Event
CEAS Humanities Colloquium series, co-sponsored with the Penn Forum on Japan as part of the PFJ Third Thursday series.
A group of eighty-eight sites related to the life of the eminent Buddhist priest Kūkai (空海774-835 posthumously Kōbō Daishi 弘法大師) came to prominence in late medieval Shikoku, the smallest of Japan’s four main islands. Today these temples form a circuit traveled by thousands of henro 遍路pilgrims annually. Dr. Frank Chance walked the 1200-kilometer route in February and March of 2016 and participated in many rituals along the path; this paper reports on his experience and reflects on the survival and adaptation of this tradition in contemporary times. The talk is illustrated with images and artifacts from his sojourn.

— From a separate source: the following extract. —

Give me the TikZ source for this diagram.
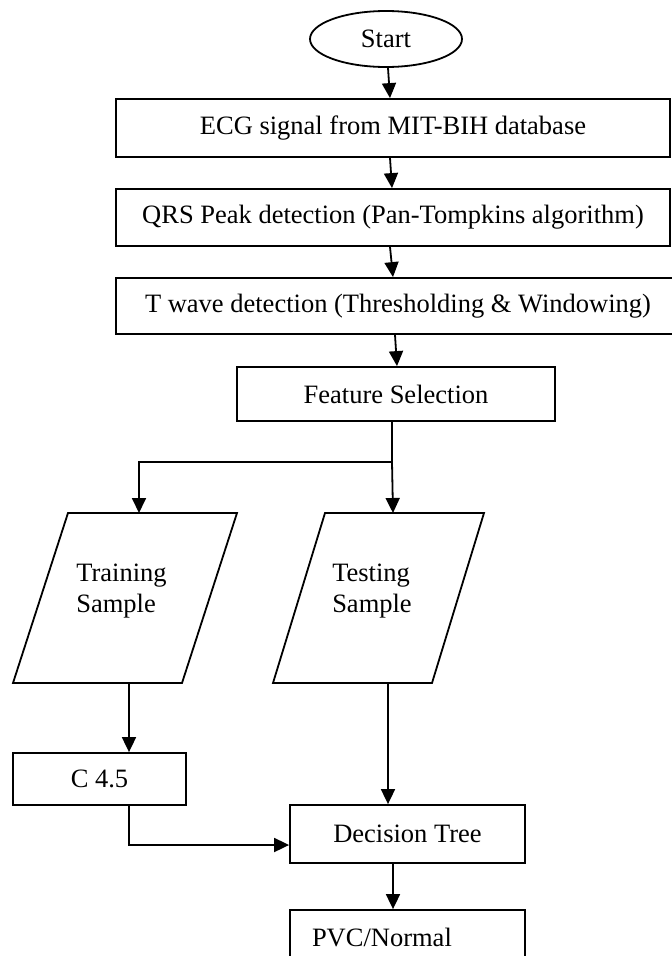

Frank L. Chance is a scholar of early modern Japanese art. Born and raised in the Kansas City area, he received Bachelor's and Master's degrees in Asian art history from the University of Kansas. After five years in Japan studying language, culture, ceramics, and tea he entered the doctoral program in the History of Art at the University of Washington. Following two years as a research fellow at Kyoto University, he received his Ph.D. in 1986 with a thesis on "Tani Buncho and the Edo School of Japanese Painting." From 1991 to 1998, Dr. Chance was the Director of Shofuso, a Japanese House and Garden in Fairmount Park, Philadelphia, where he oversaw operations, preservation, and educational programs for a seventeenth-century style shoin and teahouse designed by Yoshimura Junzo for the Museum of Modern Art in 1952. Dr. Chance has curated exhibitions of Japanese prints at the University of Pennsylvania Museum and Haverford College, and served for three years as the Far Eastern Bibliographer for the Marquand Library of Art and Archaeology at Princeton University. He has taught at several colleges and universities, most recently as Visiting Professor of Japanese Art History at the University of Michigan in Ann Arbor for the 2001-2002 academic year. Currently, he is preparing an exhibition of postwar Japanese prints as Guest Curator at the Berman Museum of Ursinus College. In August, 2002 he began serving as the Associate Director of the Center for East Asian Studies at the University of Pennsylvania.